|
|
|
|
|
by ga6840
3725 days ago
|
|
1. In NTCIR (main) dataset, I see many cases where <m:math> does not contain an altext (and thus no TeX). I asked LaTeXML author Bruce Miller <bruce.miller@nist.gov> about this, he said LaTeXML will always put the same TeX string as an altext attribute
on the <m:math>. So I assume you guys are using some out-dated LaTeXML version? I really want to plead NTCIR to ensure the original LaTeX annotation is kept in main dataset, or please provide both MathML and LaTeX version corpus for researcher to freely choose. This will allow LaTeX-only math search engines being able to compare results with other MathML search engines. You know it is hard to convert all of them back into LaTeX correctly. 2. I wish NTCIR corpus is not that difficult to download (I once wrote a request for NTCIR corpus, but no one replies), please make it public accessible just like what MIaS does:
https://mir.fi.muni.cz/mias/ 3. My search engine (http://tkhost.github.io/opmes) is actually using structural method, but I still give up MathML and go parsing TeX directly instead. Why? In TeX I can just omit irrelevant command like "\color" and "\mbox", and only focus on a handful math-related TeX subset, and the result is great. Although my search engine can just handle "toy formula syntax", but maybe it is better than MathWebSearch (https://zbmath.org/formulae/) and even beat Tangent (http://saskatoon.cs.rit.edu/tangent/random) in long query.
But in MathML, I have no idea why I need to read its lengthy spec, and I see no reason to write a MathML parser. NTCIR-math conference (and its none-friendly website) makes me unwilling to submit a single paper. |
|
2. There are annoying copyright issues with making the datasets available for public use. We're working with arXiv to resolve that, it's out of our control for now. It's a long-lasting frustration of mine that the datasets can't be simply made public.
3.You can omit anything you like from the MathML, there is no inferiority to omitting from TeX. "but maybe it is better than MWS" - prove it, submit to NTCIR, and beat everyone. Also, being better than MWS is not an argument that MWS should be denied the very data it needs to run.

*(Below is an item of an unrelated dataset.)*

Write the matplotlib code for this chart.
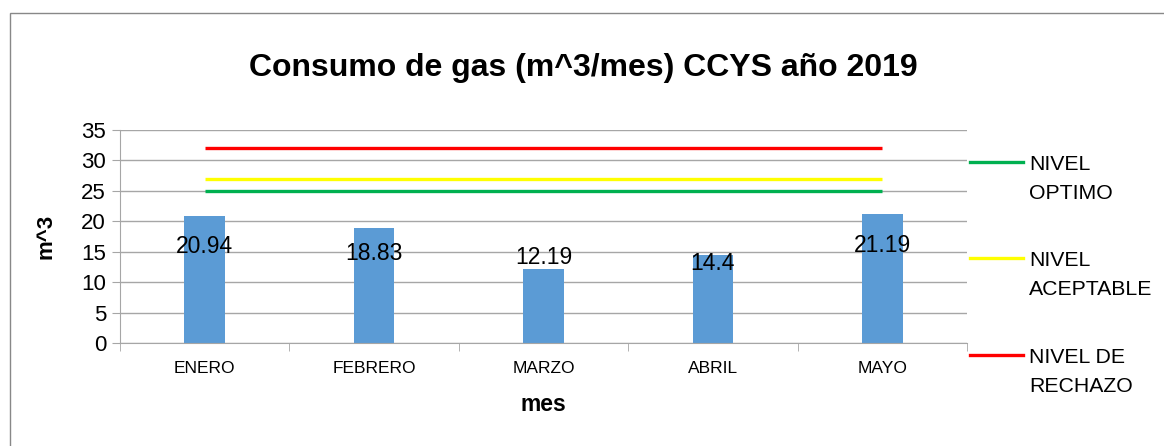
import numpy as np
import matplotlib.pyplot as plt
from matplotlib.lines import Line2D
from matplotlib.patches import Rectangle

plt.rcParams['font.family'] = ['Liberation Sans', 'DejaVu Sans']

# datos
meses = ['ENERO', 'FEBRERO', 'MARZO', 'ABRIL', 'MAYO']
consumo = [20.94, 18.83, 12.19, 14.4, 21.19]
nivel_optimo = [25, 25, 25, 25, 25]
nivel_aceptable = [27, 27, 27, 27, 27]
nivel_rechazo = [32, 32, 32, 32, 32]
etiquetas = ['20.94', '18.83', '12.19', '14.4', '21.19']
niveles = ['NIVEL\nOPTIMO', 'NIVEL\nACEPTABLE', 'NIVEL DE\nRECHAZO']

W, H = 1164, 446
fig = plt.figure(figsize=(W / 100, H / 100), dpi=100)
ax = fig.add_axes([120 / W, 1 - 343 / H, 847 / W, 213 / H])

x = np.arange(len(meses))
ax.bar(x, consumo, width=0.24, color='#5B9BD5', zorder=2)

colores = ['#00B050', '#FFFF00', '#FF0000']
for serie, c in zip([nivel_optimo, nivel_aceptable, nivel_rechazo], colores):
    ax.plot(x, serie, color=c, lw=2.4, zorder=3, solid_capstyle='butt')

# etiquetas de datos (desplazamiento vertical en puntos, como en excel)
desp = [-22, -18, 8, -6, -23]
for xi, v, t, d in zip(x, consumo, etiquetas, desp):
    ax.annotate(t, (xi, v), xytext=(0, d), textcoords='offset points',
                ha='center', va='center', fontsize=16.5, zorder=4)

ax.set_xlim(-0.5, len(meses) - 0.5)
ax.set_ylim(0, 35)
ax.set_yticks(np.arange(0, 36, 5))
ax.set_xticks(x)
ax.set_xticklabels(meses, fontsize=12.5)
ax.set_xticks(np.arange(-0.5, len(meses)), minor=True)
ax.tick_params(axis='x', which='major', length=0, pad=13)
ax.tick_params(axis='x', which='minor', length=6, color='#A6A6A6')
ax.tick_params(axis='y', length=6, color='#A6A6A6', labelsize=16, pad=4)
ax.yaxis.grid(True, color='#A6A6A6', lw=1)
ax.set_axisbelow(True)
for s in ['top', 'right']:
    ax.spines[s].set_visible(False)
ax.spines['left'].set_color('#A6A6A6')
ax.spines['bottom'].set_color('#A6A6A6')

ax.set_xlabel('mes', fontsize=16.5, fontweight='bold', labelpad=12)
ax.set_ylabel('m^3', fontsize=16, fontweight='bold', labelpad=18)

fig.text(583 / W, 1 - 68 / H, 'Consumo de gas (m^3/mes) CCYS año 2019',
         ha='center', va='center', fontsize=23, fontweight='bold')

# leyenda
ys = [162, 258, 355]
for yy, c, lab in zip(ys, colores, niveles):
    fig.add_artist(Line2D([970 / W, 1023 / W], [1 - yy / H, 1 - yy / H],
                          color=c, lw=2.4))
    fig.text(1029 / W, 1 - (yy - 7) / H, lab, ha='left', va='top',
             fontsize=15.3, linespacing=1.65)

# borde
fig.add_artist(Rectangle((10 / W, -0.1), 1.2, 1 - 13 / H + 0.1,
                         transform=fig.transFigure, fill=False,
                         edgecolor='#888888', lw=1))

fig.savefig('out.png', dpi=100)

At the same time you can still obtain whatever degradation you need from the presentation MathML. Failing to recognize any claim to correctness than your own without any substantive proof is not a reasonable position and I urge you to reconsider.
"I have no idea why I need to read its lengthy spec, and I see no reason to write a MathML parser."
You don't need to write a parser, you can use an off-the-shelf parser for XML/HTML5 and handle the MathML reliably and appropriately. In fact you can reuse that from any open source search engine for math, MWS included. Writing a TeX parser on the other hand is something I will always roll my eyes at, since actual real world TeX is not something you can "parse", or do anything with reliably, unless you have a full TeX implementation underneath. Which is 1000x harder than using a parser to deal with MathML.
Finally, whining about NTCIR's UI being imperfect as a reason not to submit is just childish.